Her sculpture “Soy Pod” is the newest art piece added to the Oregon Public Library’s art collection and the ninth installment in an aggressive project by CAL to add 10 sculptures in 10 years to the art rich Oregon community.

The artwork will be installed on Saturday, Nov. 2 at 4 p.m. at location on the library lot located just west of the post office on Ill. 64 in Oregon. The community is invited to the dedication.

“The inspiration for 'Soy Pod' came from living in homes that were surrounded by farms," said Lee. “Corn and soybean fields and farm animals have almost always been part of the neighborhoods I’ve lived in.”

Lee participated in the Field Arts Project and her sculpture was chosen as the 2013 installment of CAL’s project to add 10 sculptures in 10 years to Oregon. 

“When we started the CAL with the goal of erecting 10 sculptures in the Oregon area we had no idea how that would go.  It is through the support of the Oregon community that we are able to place the 9th out of 10 sculptures this year and look forward to completion of the 10th.” said Jeff Adams owner of InBronze Foundry, Mt. Morris, who makes each of the sculptures after they are chosen for the project.

“When I was deciding on my subject for the competition, I wanted to include soybeans as part of the design,” said Lee. “I wanted the design to reflect that a simple pod of beans has a large impact.  It is in many of our food products and the feed of our animals as well.”

The artist, Lee, grew up in the rural edges of the Chicago suburbs and has lived in Illinois all of her life. 

She has been privileged to have as instructors, mentors and friends many great artists including Mary Block and Jan Poklop. 
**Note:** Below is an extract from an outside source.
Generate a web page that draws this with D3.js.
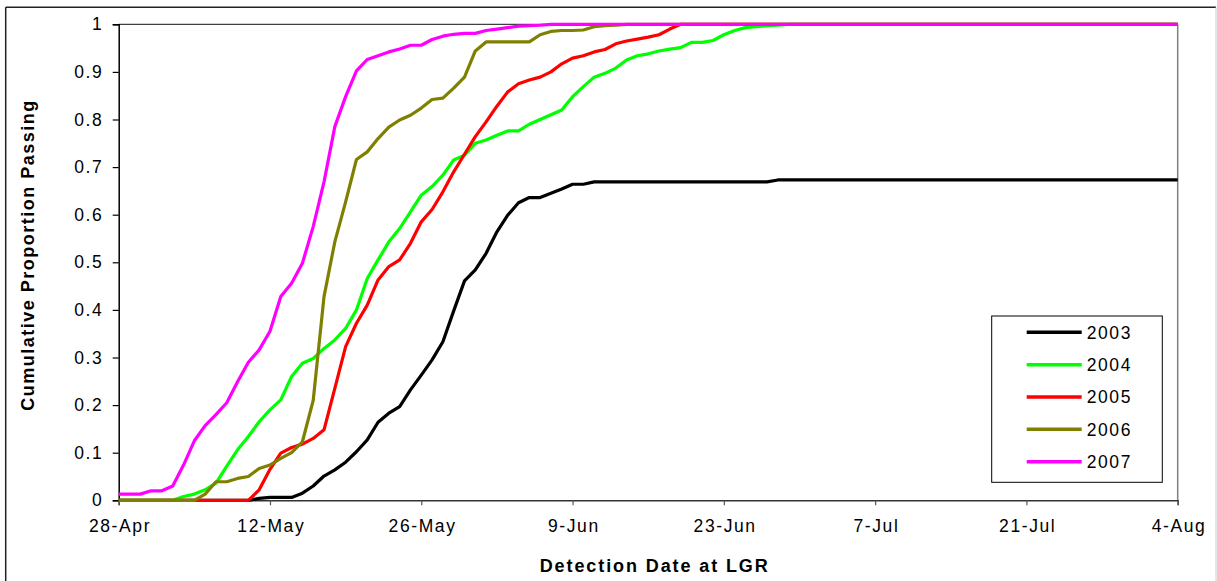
<!DOCTYPE html>
<html>
<head>
<meta charset="utf-8">
<script src="https://cdn.jsdelivr.net/npm/d3@7"></script>
<style>
  body { margin: 0; background: #fff; }
  text { font-family: Arial, "Liberation Sans", sans-serif; fill: #000; }
</style>
</head>
<body>
<div id="chart"></div>
<script>
// Setting up constants
const FRAME_HEIGHT = 581;
const FRAME_WIDTH = 1217;
const MARGINS = {left: 118.7, right: 39.3, top: 24.3, bottom: 80.7};

const VIS_HEIGHT = FRAME_HEIGHT - MARGINS.top - MARGINS.bottom;
const VIS_WIDTH = FRAME_WIDTH - MARGINS.left - MARGINS.right;

// data: one value per day starting 28-Apr,
// the last value holds flat up to END_DAY
const START_DATE = new Date(2007, 3, 28);
const END_DAY = 98;
const X_TICK_LABELS = ["28-Apr", "12-May", "26-May", "9-Jun", "23-Jun", "7-Jul", "21-Jul", "4-Aug"];
const Y_TICKS = [0, 0.1, 0.2, 0.3, 0.4, 0.5, 0.6, 0.7, 0.8, 0.9, 1];
const YEARS = ["2003", "2004", "2005", "2006", "2007"];
const COLORS = ["#000000", "#00ff00", "#ff0000", "#808000", "#ff00ff"];

const VALUES_2003 = [0, 0, 0, 0, 0, 0, 0, 0, 0, 0, 0, 0, 0, 0.004, 0.006, 0.006, 0.006, 0.015, 0.03, 0.051,
  0.064, 0.08, 0.102, 0.127, 0.164, 0.183, 0.197, 0.232, 0.263, 0.295, 0.333, 0.398, 0.461, 0.484, 0.519,
  0.564, 0.599, 0.625, 0.636, 0.636, 0.645, 0.654, 0.664, 0.664, 0.669, 0.669, 0.669, 0.669, 0.669, 0.669,
  0.669, 0.669, 0.669, 0.669, 0.669, 0.669, 0.669, 0.669, 0.669, 0.669, 0.669, 0.673];
const VALUES_2004 = [0, 0, 0, 0, 0, 0, 0.008, 0.013, 0.022, 0.036, 0.072, 0.106, 0.134, 0.165, 0.19, 0.211,
  0.26, 0.288, 0.298, 0.319, 0.337, 0.361, 0.40, 0.466, 0.505, 0.543, 0.571, 0.606, 0.641, 0.659, 0.683,
  0.715, 0.725, 0.75, 0.757, 0.767, 0.776, 0.776, 0.79, 0.80, 0.81, 0.82, 0.848, 0.869, 0.889, 0.897, 0.908,
  0.925, 0.934, 0.938, 0.944, 0.948, 0.951, 0.962, 0.962, 0.966, 0.978, 0.987, 0.993, 0.995, 0.997, 0.998, 1];
const VALUES_2005 = [0, 0, 0, 0, 0, 0, 0, 0, 0, 0, 0, 0, 0, 0.022, 0.065, 0.099, 0.111, 0.118, 0.13, 0.148,
  0.235, 0.323, 0.372, 0.41, 0.463, 0.491, 0.505, 0.54, 0.585, 0.611, 0.648, 0.69, 0.727, 0.764, 0.795, 0.828,
  0.858, 0.875, 0.883, 0.889, 0.90, 0.917, 0.929, 0.934, 0.942, 0.947, 0.959, 0.965, 0.969, 0.973, 0.978, 0.99, 1];
const VALUES_2006 = [0, 0, 0, 0, 0, 0, 0, 0, 0.013, 0.039, 0.039, 0.046, 0.05, 0.067, 0.074, 0.088, 0.10, 0.123,
  0.21, 0.428, 0.543, 0.627, 0.716, 0.732, 0.76, 0.784, 0.799, 0.809, 0.824, 0.842, 0.845, 0.866, 0.889, 0.944,
  0.963, 0.963, 0.963, 0.963, 0.963, 0.978, 0.985, 0.987, 0.987, 0.988, 0.995, 0.997, 0.998, 1];
const VALUES_2007 = [0.013, 0.013, 0.013, 0.02, 0.02, 0.03, 0.074, 0.125, 0.157, 0.18, 0.205, 0.249, 0.29,
  0.316, 0.355, 0.428, 0.456, 0.498, 0.575, 0.669, 0.785, 0.848, 0.902, 0.926, 0.934, 0.942, 0.948, 0.956,
  0.956, 0.968, 0.975, 0.979, 0.981, 0.981, 0.987, 0.99, 0.993, 0.996, 0.997, 0.998, 1];

const ALL_VALUES = [VALUES_2003, VALUES_2004, VALUES_2005, VALUES_2006, VALUES_2007];

// helper: day offset to a date
function dayToDate(n) {
  return d3.timeDay.offset(START_DATE, n);
}

// build one point list per year
const series = YEARS.map((year, i) => {
  const vals = ALL_VALUES[i];
  const pts = vals.map((v, d) => ({date: dayToDate(d), value: v}));
  pts.push({date: dayToDate(END_DAY), value: vals[vals.length - 1]});
  return {year: year, color: COLORS[i], points: pts};
});

const FRAME = d3.select("#chart")
  .append("svg")
    .attr("width", FRAME_WIDTH)
    .attr("height", FRAME_HEIGHT);

// outer chart border
FRAME.append("line")
  .attr("x1", 5.7).attr("x2", 1216).attr("y1", 7.3).attr("y2", 7.3)
  .attr("stroke", "#222").attr("stroke-width", 1.5);
FRAME.append("line")
  .attr("x1", 5.7).attr("x2", 5.7).attr("y1", 7.3).attr("y2", 581)
  .attr("stroke", "#222").attr("stroke-width", 1.5);
FRAME.append("line")
  .attr("x1", 1216).attr("x2", 1216).attr("y1", 7.3).attr("y2", 581)
  .attr("stroke", "#ccc").attr("stroke-width", 1);

// scales
const X_SCALE = d3.scaleTime()
  .domain([dayToDate(0), dayToDate(END_DAY)])
  .range([0, VIS_WIDTH]);

const Y_SCALE = d3.scaleLinear()
  .domain([0, 1])
  .range([VIS_HEIGHT, 0]);

const X_TICKS = X_TICK_LABELS.map((lab, i) => dayToDate(i * 14));

const PLOT = FRAME.append("g")
  .attr("transform", "translate(" + MARGINS.left + "," + MARGINS.top + ")");

// plot area border (top and right)
PLOT.append("line")
  .attr("x1", 0).attr("x2", VIS_WIDTH).attr("y1", 0).attr("y2", 0)
  .attr("stroke", "#111").attr("stroke-width", 1);
PLOT.append("line")
  .attr("x1", VIS_WIDTH).attr("x2", VIS_WIDTH).attr("y1", 0).attr("y2", VIS_HEIGHT)
  .attr("stroke", "#808080").attr("stroke-width", 1.5);

// x-axis
const xAxis = PLOT.append("g")
  .attr("transform", "translate(0," + VIS_HEIGHT + ")")
  .call(d3.axisBottom(X_SCALE)
    .tickValues(X_TICKS)
    .tickFormat((d, i) => X_TICK_LABELS[i])
    .tickSizeOuter(0)
    .tickSize(5)
    .tickPadding(14.5));
xAxis.select(".domain").attr("stroke", "#333").attr("stroke-width", 1.5);
xAxis.selectAll(".tick line").attr("stroke", "#555").attr("stroke-width", 1.2);
xAxis.selectAll(".tick text")
  .attr("font-size", "17.5px")
  .attr("letter-spacing", "1.6px")
  .attr("dx", "0.8px")
  .attr("fill", "#000");

// y-axis
const yAxis = PLOT.append("g")
  .call(d3.axisLeft(Y_SCALE)
    .tickValues(Y_TICKS)
    .tickFormat(d => String(+d.toFixed(1)))
    .tickSizeOuter(0)
    .tickSize(6)
    .tickPadding(9.4));
yAxis.select(".domain").attr("stroke", "#000").attr("stroke-width", 1.5);
yAxis.selectAll(".tick line").attr("stroke", "#000").attr("stroke-width", 1.2);
yAxis.selectAll(".tick text")
  .attr("font-size", "17.5px")
  .attr("letter-spacing", "1.6px")
  .attr("fill", "#000");

// lines
const line = d3.line()
  .x(d => X_SCALE(d.date))
  .y(d => Y_SCALE(d.value));

PLOT.selectAll(".series")
  .data(series)
  .enter().append("path")
    .attr("class", "series")
    .attr("d", d => line(d.points))
    .attr("fill", "none")
    .attr("stroke", d => d.color)
    .attr("stroke-width", 3.2)
    .attr("stroke-linejoin", "round");

// axis titles
FRAME.append("text")
  .attr("x", 654.7)
  .attr("y", 571.7)
  .attr("text-anchor", "middle")
  .attr("font-size", "18px")
  .attr("font-weight", "bold")
  .attr("letter-spacing", "1.9px")
  .text("Detection Date at LGR");

FRAME.append("text")
  .attr("transform", "translate(33.5,255) rotate(-90)")
  .attr("text-anchor", "middle")
  .attr("font-size", "18px")
  .attr("font-weight", "bold")
  .attr("letter-spacing", "1.5px")
  .text("Cumulative Proportion Passing");

// legend
const LEGEND = FRAME.append("g");
LEGEND.append("rect")
  .attr("x", 991.7).attr("y", 316)
  .attr("width", 170.6).attr("height", 166.3)
  .attr("fill", "#fff")
  .attr("stroke", "#000").attr("stroke-width", 1);

const ROW_Y = d3.scaleLinear().domain([0, 4]).range([332.3, 461.7]);

const rows = LEGEND.selectAll(".row")
  .data(series)
  .enter().append("g")
    .attr("class", "row")
    .attr("transform", (d, i) => "translate(0," + ROW_Y(i) + ")");

rows.append("line")
  .attr("x1", 1026.7).attr("x2", 1081.7)
  .attr("stroke", d => d.color)
  .attr("stroke-width", 3.5);

rows.append("text")
  .attr("x", 1086.7)
  .attr("y", 6.3)
  .attr("font-size", "17.5px")
  .attr("letter-spacing", "1.6px")
  .text(d => d.year);
</script>
</body>
</html>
She works in many mediums including terracotta, bronze, resin, painting in watermedia, pastels, oils and mixed media. 

Her style is quite diverse ranging from abstract to representational. 

“I prefer to stretch my creativity rather than limit it,” said Lee.
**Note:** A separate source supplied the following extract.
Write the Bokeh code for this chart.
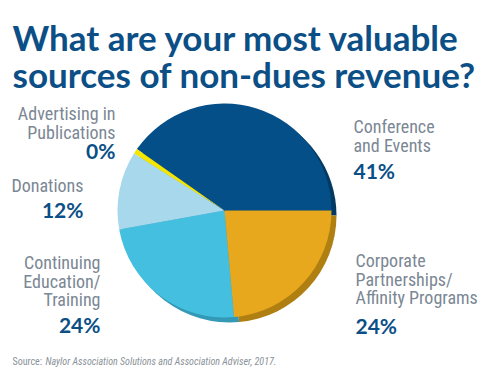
import numpy as np
from bokeh.plotting import figure
from bokeh.models import Range1d, ColumnDataSource
from bokeh.core.properties import value
from bokeh.embed import file_html
from bokeh.resources import INLINE

# ---- data ----
categories = ["Conference\nand Events", "Advertising in\nPublications", "Donations",
              "Continuing\nEducation/\nTraining", "Corporate\nPartnerships/\nAffinity Programs"]
shares = [41, 0.8, 12, 24, 24]          # estimated underlying shares (0% slice is a sliver)
pct_labels = ["41%", "0%", "12%", "24%", "24%"]
title_lines = ["What are your most valuable", "sources of non-dues revenue?"]
source_prefix = "Source:"
source_text = "Naylor Association Solutions and Association Adviser, 2017."

# ---- styles ----
colors = ["#044f87", "#f4e600", "#a8d8ec", "#45bfe0", "#e8a81e"]
shadow_colors = ["#033a63", "#c9bd00", "#86b3c6", "#3399b6", "#b07f12"]
W, H = 484, 375
cx, cy, R = 224, 165, 107
sdx, sdy = 5, -5

p = figure(width=W, height=H, x_range=Range1d(0, W), y_range=Range1d(0, H),
           output_backend="svg", toolbar_location=None, min_border=0)
p.axis.visible = False
p.grid.visible = False
p.outline_line_color = None
p.background_fill_color = "white"

frac = np.array(shares, dtype=float) / sum(shares)
ends = np.cumsum(frac) * 2 * np.pi
starts = np.concatenate([[0.0], ends[:-1]])
src = ColumnDataSource(dict(start=starts, end=ends, color=colors, shadow=shadow_colors))

p.wedge(x=cx + sdx, y=cy + sdy, radius=R, start_angle="start", end_angle="end",
        fill_color="shadow", line_color=None, source=src)
p.wedge(x=cx, y=cy, radius=R, start_angle="start", end_angle="end",
        fill_color="color", line_color=None, source=src)

GRAY = "#7b8794"
BLUE = "#0b4f86"
label_font = value("'Liberation Sans Narrow', 'Roboto Condensed', Roboto")
pct_font = value("Lato")

# label layout: (x, first baseline y in image px, align, pct baseline y in image px)
layout = [
    (353, 134, "left", 178),    # Conference
    (115, 121, "right", 158),   # Advertising
    (83, 193, "right", 217),    # Donations
    (100, 270, "right", 332),   # Continuing
    (355, 268, "left", 333),    # Corporate
]
line_h = 18.5
for cat, pct, (x, y0, align, yp) in zip(categories, pct_labels, layout):
    lines = cat.split("\n")
    p.text(x=[x] * len(lines), y=[383 - (y0 + i * line_h) for i in range(len(lines))],
           text=lines, text_font=label_font, text_font_size="18px",
           text_color=GRAY, text_align=align, text_baseline="alphabetic")
    p.text(x=[x], y=[383 - yp], text=[pct], text_font=pct_font, text_font_size="21px",
           text_font_style="bold", text_color=BLUE, text_align=align, text_baseline="alphabetic")

for i, t in enumerate(title_lines):
    p.text(x=[12], y=[383 - (44 + i * 37)], text=[t], text_font=value("Lato"),
           text_font_size="35px", text_font_style="bold", text_color=BLUE,
           text_align="left", text_baseline="alphabetic")

p.text(x=[12], y=[383 - 369], text=[source_prefix], text_font=label_font,
       text_font_size="10px", text_color="#8a9299", text_baseline="alphabetic")
p.text(x=[45], y=[383 - 369], text=[source_text], text_font=label_font,
       text_font_size="10px", text_font_style="italic", text_color="#8a9299",
       text_baseline="alphabetic")

open("out.html", "w").write(file_html(p, INLINE))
Lee’s main studio is in Highland Park, and she has a small studio on her farm in Grayslake. She is also a part of “The Artists at 3150.”  This is a community of artists in the same building that have combined their efforts as artists and invite the public to open studio events during the year.
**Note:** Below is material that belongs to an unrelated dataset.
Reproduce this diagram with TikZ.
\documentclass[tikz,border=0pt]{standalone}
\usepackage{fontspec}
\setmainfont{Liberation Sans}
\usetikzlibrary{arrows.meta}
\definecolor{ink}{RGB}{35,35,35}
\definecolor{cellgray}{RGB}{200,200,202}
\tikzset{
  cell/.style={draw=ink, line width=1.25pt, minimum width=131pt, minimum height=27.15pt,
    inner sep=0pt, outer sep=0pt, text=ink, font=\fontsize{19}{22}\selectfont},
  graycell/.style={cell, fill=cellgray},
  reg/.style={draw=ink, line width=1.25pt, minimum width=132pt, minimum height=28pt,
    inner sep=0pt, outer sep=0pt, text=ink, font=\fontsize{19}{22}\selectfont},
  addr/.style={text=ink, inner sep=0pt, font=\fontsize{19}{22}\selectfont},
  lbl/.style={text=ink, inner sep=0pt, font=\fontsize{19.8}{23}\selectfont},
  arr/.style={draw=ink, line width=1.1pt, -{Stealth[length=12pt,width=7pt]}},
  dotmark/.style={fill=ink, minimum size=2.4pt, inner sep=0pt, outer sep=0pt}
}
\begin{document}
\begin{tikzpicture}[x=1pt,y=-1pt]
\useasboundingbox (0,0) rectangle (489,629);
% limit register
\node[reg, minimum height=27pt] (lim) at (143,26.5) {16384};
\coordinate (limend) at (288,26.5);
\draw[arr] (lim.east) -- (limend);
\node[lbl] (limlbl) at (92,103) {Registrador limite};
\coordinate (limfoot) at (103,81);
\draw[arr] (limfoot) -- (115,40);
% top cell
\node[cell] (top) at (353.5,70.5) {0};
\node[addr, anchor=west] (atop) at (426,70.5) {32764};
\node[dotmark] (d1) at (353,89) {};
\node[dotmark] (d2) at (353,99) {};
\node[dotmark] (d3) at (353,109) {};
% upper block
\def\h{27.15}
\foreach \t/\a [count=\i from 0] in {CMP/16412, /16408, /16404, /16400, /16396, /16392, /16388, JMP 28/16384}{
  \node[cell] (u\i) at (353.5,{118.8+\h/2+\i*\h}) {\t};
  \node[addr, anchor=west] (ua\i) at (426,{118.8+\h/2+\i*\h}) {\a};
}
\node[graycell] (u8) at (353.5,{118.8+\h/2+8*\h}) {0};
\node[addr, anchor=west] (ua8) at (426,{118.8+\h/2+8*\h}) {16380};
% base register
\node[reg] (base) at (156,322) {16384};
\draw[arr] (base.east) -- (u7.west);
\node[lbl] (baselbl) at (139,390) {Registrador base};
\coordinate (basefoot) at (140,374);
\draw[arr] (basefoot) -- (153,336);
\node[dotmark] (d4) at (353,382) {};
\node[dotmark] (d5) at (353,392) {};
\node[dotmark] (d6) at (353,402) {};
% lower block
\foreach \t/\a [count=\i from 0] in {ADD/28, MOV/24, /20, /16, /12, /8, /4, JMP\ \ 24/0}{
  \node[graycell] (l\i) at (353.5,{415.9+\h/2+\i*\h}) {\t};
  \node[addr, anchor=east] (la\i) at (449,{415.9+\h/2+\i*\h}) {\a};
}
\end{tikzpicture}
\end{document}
Lee currently has a sculpture titled “You” in the Recent Works exhibition at Wright Gallery in Grayslake and her newest work includes her “Rain” series which is an experimental sculpture project.  Visit her website at www.pamelaleestudio.com to view her work.

“We are very fortunate as a library to be able to also serve as an art gallery for the Oregon Community,” said Marsha Zaccone, Oregon Public Library Director.

“This is our second piece from the CAL collection and we could not be happier,” said Scott Stephens, President of the Oregon Library Board of Trustees. “ Lee is a talented artist and “Soy Pod” is a wonderful addition to our collection and to our community.”

The first CAL sculpture, “From the Waters Comes My Bounty” by Ray Kobald, was placed at Kiwanis Park in 2005. It was later relocated across the Rock River to Oregon Park East.

Other CAL sculptures are 2006 "Agriculture, Mother of Civilization" by David Seagraves at the Ogle County Judicial Center, 2007 "Cornball" by Howard Russo at the Oregon Coliseum, 2008 "The Bountiful Bench" by Christina Murphy at the Oregon Public Library, 2009 "Solar Reef" by Andrew Langoussis at Oregon Park West, and 2010 "Making Hay" by Daniel Ingebrightson at Stillman Bank, Oregon, 2011 Harvest Hunter by Matthew Donovan at Nash Recreation Center, 2012 "Working the Land" by Robert Pulley at the Oregon Park District's Community Garden on 10th Street.